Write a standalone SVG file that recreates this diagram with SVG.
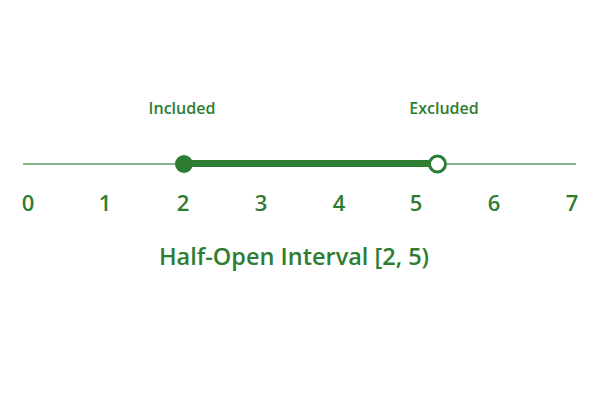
<svg xmlns="http://www.w3.org/2000/svg" width="600" height="400" viewBox="0 0 600 400">
<style>
.tick{font-family:"Open Sans","Noto Sans",sans-serif;font-size:22px;font-weight:600;fill:#2e7d32;text-anchor:middle}
.lbl{font-family:"Open Sans","Noto Sans",sans-serif;font-size:16px;font-weight:600;fill:#2e7d32;text-anchor:middle}
.title{font-family:"Open Sans","Noto Sans",sans-serif;font-size:23.5px;font-weight:600;fill:#2e7d32;text-anchor:middle}
</style>
<rect width="600" height="400" fill="#ffffff"/>
<g id="axis">
<line x1="23" y1="164" x2="576" y2="164" stroke="#2e7d32" stroke-opacity="0.75" stroke-width="1.5"/>
</g>
<g id="connectors">
<line x1="184" y1="163.5" x2="437" y2="163.5" stroke="#2e7d32" stroke-width="7"/>
</g>
<g id="start-point">
<circle cx="184" cy="164" r="9" fill="#2e7d32"/>
</g>
<g id="end-point">
<circle cx="437.5" cy="164" r="8" fill="#ffffff" stroke="#2e7d32" stroke-width="3"/>
</g>
<g id="ticks">
<text class="tick" x="28" y="210.5">0</text>
<text class="tick" x="105" y="210.5">1</text>
<text class="tick" x="183" y="210.5">2</text>
<text class="tick" x="261" y="210.5">3</text>
<text class="tick" x="339" y="210.5">4</text>
<text class="tick" x="416" y="210.5">5</text>
<text class="tick" x="494" y="210.5">6</text>
<text class="tick" x="572" y="210.5">7</text>
</g>
<g id="labels">
<text class="lbl" x="182" y="114">Included</text>
<text class="lbl" x="444" y="114">Excluded</text>
</g>
<g id="title">
<text class="title" x="294" y="265">Half-Open Interval [2, 5)</text>
</g>
</svg>
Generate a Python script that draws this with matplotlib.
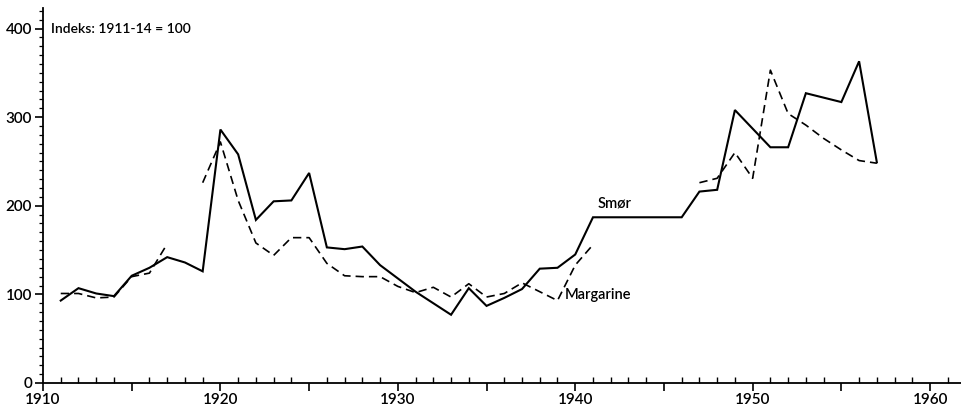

###

• _TASK OBJECTIVE_
Your task is to transcribe all of the records precisely, with no images included.

• _THE RESULT_
Write a standalone SVG file that recreates this diagram with SVG.
<svg xmlns="http://www.w3.org/2000/svg" width="600" height="400" viewBox="0 0 600 400">
<style>
.tick{font-family:"Open Sans","Noto Sans",sans-serif;font-size:22px;font-weight:600;fill:#2e7d32;text-anchor:middle}
.lbl{font-family:"Open Sans","Noto Sans",sans-serif;font-size:16px;font-weight:600;fill:#2e7d32;text-anchor:middle}
.title{font-family:"Open Sans","Noto Sans",sans-serif;font-size:23.5px;font-weight:600;fill:#2e7d32;text-anchor:middle}
</style>
<rect width="600" height="400" fill="#ffffff"/>
<g id="axis">
<line x1="23" y1="164" x2="576" y2="164" stroke="#2e7d32" stroke-opacity="0.75" stroke-width="1.5"/>
</g>
<g id="connectors">
<line x1="184" y1="163.5" x2="437" y2="163.5" stroke="#2e7d32" stroke-width="7"/>
</g>
<g id="start-point">
<circle cx="184" cy="164" r="9" fill="#2e7d32"/>
</g>
<g id="end-point">
<circle cx="437.5" cy="164" r="8" fill="#ffffff" stroke="#2e7d32" stroke-width="3"/>
</g>
<g id="ticks">
<text class="tick" x="28" y="210.5">0</text>
<text class="tick" x="105" y="210.5">1</text>
<text class="tick" x="183" y="210.5">2</text>
<text class="tick" x="261" y="210.5">3</text>
<text class="tick" x="339" y="210.5">4</text>
<text class="tick" x="416" y="210.5">5</text>
<text class="tick" x="494" y="210.5">6</text>
<text class="tick" x="572" y="210.5">7</text>
</g>
<g id="labels">
<text class="lbl" x="182" y="114">Included</text>
<text class="lbl" x="444" y="114">Excluded</text>
</g>
<g id="title">
<text class="title" x="294" y="265">Half-Open Interval [2, 5)</text>
</g>
</svg>
Generate a Python script that draws this with matplotlib.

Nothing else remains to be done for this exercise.